• **PROBLEM TO SOLVE**
Only the lines from the start of the data through the line containing "Line, XAxis, YAxis" should be written out, exactly as they are, with both ends included and the pictures left out.

** Begin **

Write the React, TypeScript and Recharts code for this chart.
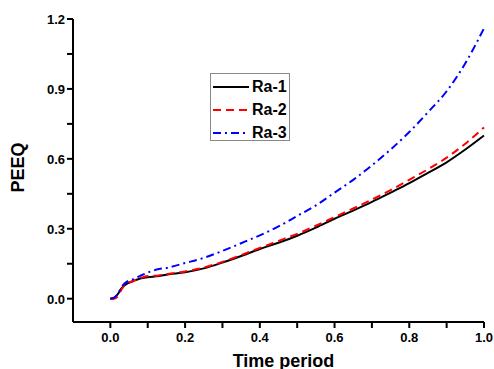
import React from 'react';
import { LineChart, Line, XAxis, YAxis } from 'recharts';

const timePeriod = [0, 0.01, 0.02, 0.03, 0.04, 0.06, 0.08, 0.1, 0.13, 0.15, 0.2, 0.25, 0.3, 0.35, 0.4, 0.45, 0.5, 0.55, 0.6, 0.65, 0.7, 0.75, 0.8, 0.85, 0.9, 0.95, 1.0];
const ra1 = [0, 0.003, 0.02, 0.045, 0.06, 0.075, 0.087, 0.092, 0.097, 0.103, 0.113, 0.13, 0.155, 0.183, 0.213, 0.24, 0.27, 0.305, 0.343, 0.378, 0.415, 0.455, 0.496, 0.54, 0.585, 0.64, 0.7];
const ra2 = [0, 0, 0.01, 0.04, 0.06, 0.075, 0.088, 0.097, 0.1, 0.105, 0.117, 0.134, 0.158, 0.187, 0.218, 0.248, 0.278, 0.313, 0.35, 0.387, 0.425, 0.466, 0.51, 0.555, 0.605, 0.665, 0.735];
const ra3 = [0, 0.005, 0.02, 0.05, 0.068, 0.083, 0.098, 0.112, 0.127, 0.132, 0.153, 0.175, 0.205, 0.238, 0.272, 0.31, 0.355, 0.4, 0.455, 0.51, 0.572, 0.64, 0.715, 0.8, 0.89, 1.01, 1.16];

const xTicks = [0, 0.1, 0.2, 0.3, 0.4, 0.5, 0.6, 0.7, 0.8, 0.9, 1.0];
const xLabels = [0, 0.2, 0.4, 0.6, 0.8, 1.0];
const yTicks = [0, 0.15, 0.3, 0.45, 0.6, 0.75, 0.9, 1.05, 1.2];
const yLabels = [0, 0.3, 0.6, 0.9, 1.2];

const data = timePeriod.map((t, i) => ({ t, ra1: ra1[i], ra2: ra2[i], ra3: ra3[i] }));

const FONT = 'Arial, Liberation Sans, sans-serif';

const isLabel = (list: number[], v: number) => list.some((l) => Math.abs(l - v) < 1e-6);

const XTick = (props: any) => {
  const { x, y, payload } = props;
  const show = isLabel(xLabels, payload.value);
  return (
    <text x={x} y={y + 12} textAnchor="middle" fontSize={13} fontWeight="bold" fontFamily={FONT} fill="#000">
      {show ? payload.value.toFixed(1) : ''}
    </text>
  );
};

const YTick = (props: any) => {
  const { x, y, payload } = props;
  const show = isLabel(yLabels, payload.value);
  return (
    <text x={x} y={y + 5} textAnchor="end" fontSize={13} fontWeight="bold" fontFamily={FONT} fill="#000">
      {show ? payload.value.toFixed(1) : ''}
    </text>
  );
};

const legendItems = [
  { name: 'Ra-1', color: '#000000', dash: undefined },
  { name: 'Ra-2', color: '#ff0000', dash: '8 5' },
  { name: 'Ra-3', color: '#0000ff', dash: '8 4 2 4' },
];

export default function App() {
  return (
    <div style={{ position: 'absolute', left: 0, top: 0, width: 494, height: 369, background: '#fff' }}>
      <LineChart width={494} height={369} data={data} margin={{ top: 19, right: 10, left: 0, bottom: 0 }}>
        <XAxis
          dataKey="t"
          type="number"
          domain={[-0.1, 1.0]}
          ticks={xTicks}
          interval={0}
          tick={<XTick />}
          stroke="#000"
          strokeWidth={2}
          height={47}
          label={{ value: 'Time period', position: 'insideBottom', offset: 2, fill: '#000', fontSize: 18, fontWeight: 'bold', fontFamily: FONT, dx: 5 }}
        />
        <YAxis
          type="number"
          domain={[-0.1, 1.2]}
          ticks={yTicks}
          interval={0}
          tick={<YTick />}
          stroke="#000"
          strokeWidth={2}
          width={73}
          label={{ value: 'PEEQ', angle: -90, position: 'insideLeft', offset: 18, fill: '#000', fontSize: 18, fontWeight: 'bold', fontFamily: FONT, dy: 22 }}
        />
        <Line type="monotone" dataKey="ra1" stroke="#000000" strokeWidth={2} dot={false} isAnimationActive={false} />
        <Line type="monotone" dataKey="ra2" stroke="#ff0000" strokeWidth={2} strokeDasharray="8 5" dot={false} isAnimationActive={false} />
        <Line type="monotone" dataKey="ra3" stroke="#0000ff" strokeWidth={2} strokeDasharray="8 4 2 4" dot={false} isAnimationActive={false} />
      </LineChart>
      <div
        style={{
          position: 'absolute',
          left: 210,
          top: 73,
          width: 80,
          height: 68,
          border: '1px solid #888',
          background: '#fff',
          boxSizing: 'border-box',
        }}
      >
        {legendItems.map((it, i) => (
          <div key={it.name} style={{ position: 'absolute', left: 1, top: 3 + i * 23, height: 20, display: 'flex', alignItems: 'center' }}>
            <svg width={38} height={20}>
              <line x1={1} x2={37} y1={10} y2={10} stroke={it.color} strokeWidth={2} strokeDasharray={it.dash} />
            </svg>
            <span style={{ fontFamily: FONT, fontWeight: 'bold', fontSize: 16, marginLeft: 2 }}>{it.name}</span>
          </div>
        ))}
      </div>
    </div>
  );
}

** End **

• **SOLUTION TO THE EXERCISE**
Write the React, TypeScript and Recharts code for this chart.
import React from 'react';
import { LineChart, Line, XAxis, YAxis } from 'recharts';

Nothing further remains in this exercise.